Moreover, Article 3(7) states that:
“This Act shall not preclude the initiation or continuation of criminal or disciplinary proceedings independently of the civil action…”.
This provision reinforces that civil indemnity does not bar penal responsibility. The concern that the Bill fosters impunity is therefore unfounded.
Conclusion
It is clear that the doctrinal framework established by Bill No. 137 does not weaken that accountability. Rather, it codifies a long-recognised principle: that the State assumes initial liability for public acts performed in its name, unless and until the individual officer is shown to have acted with criminal or grossly negligent intent.
The Bill outlines the principle that the State should bear the burdens of governance—but only so long as its agents act lawfully. When they do not, personal liability is preserved, and mechanisms of recovery are set out in statutory terms. In sum, the Bill does not offer impunity. It offers structure. In this respect, concerns about impunity are structurally misplaced.
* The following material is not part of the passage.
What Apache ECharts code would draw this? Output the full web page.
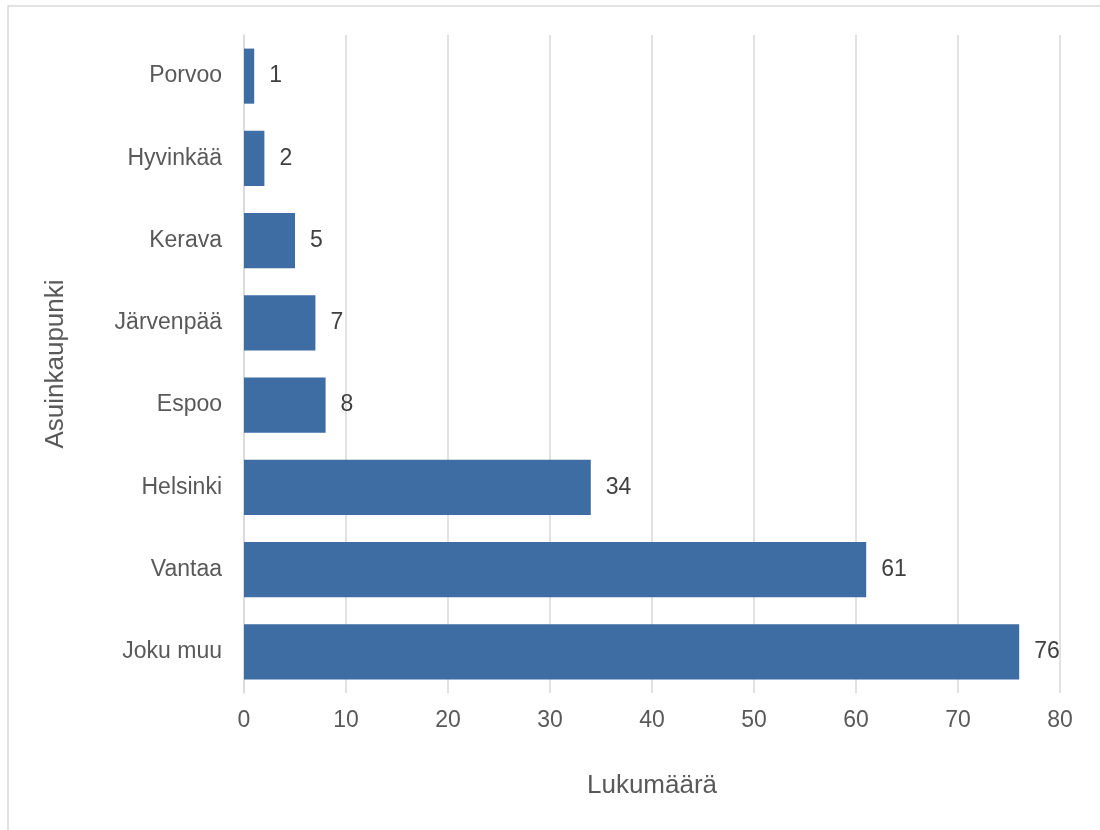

It is in this spirit that particular attention may be drawn to the speech delivered in Parliament on 9 July 2025 by the Opposition’s spokesman for justice, the Hon. Karol Aquilina, whose intervention demonstrated a balanced and legally attuned approach to a legislative proposal of institutional complexity. Aquilina made it clear that this Bill offers a long-overdue statutory articulation of State liability that better reflects the institutional realities of modern governance.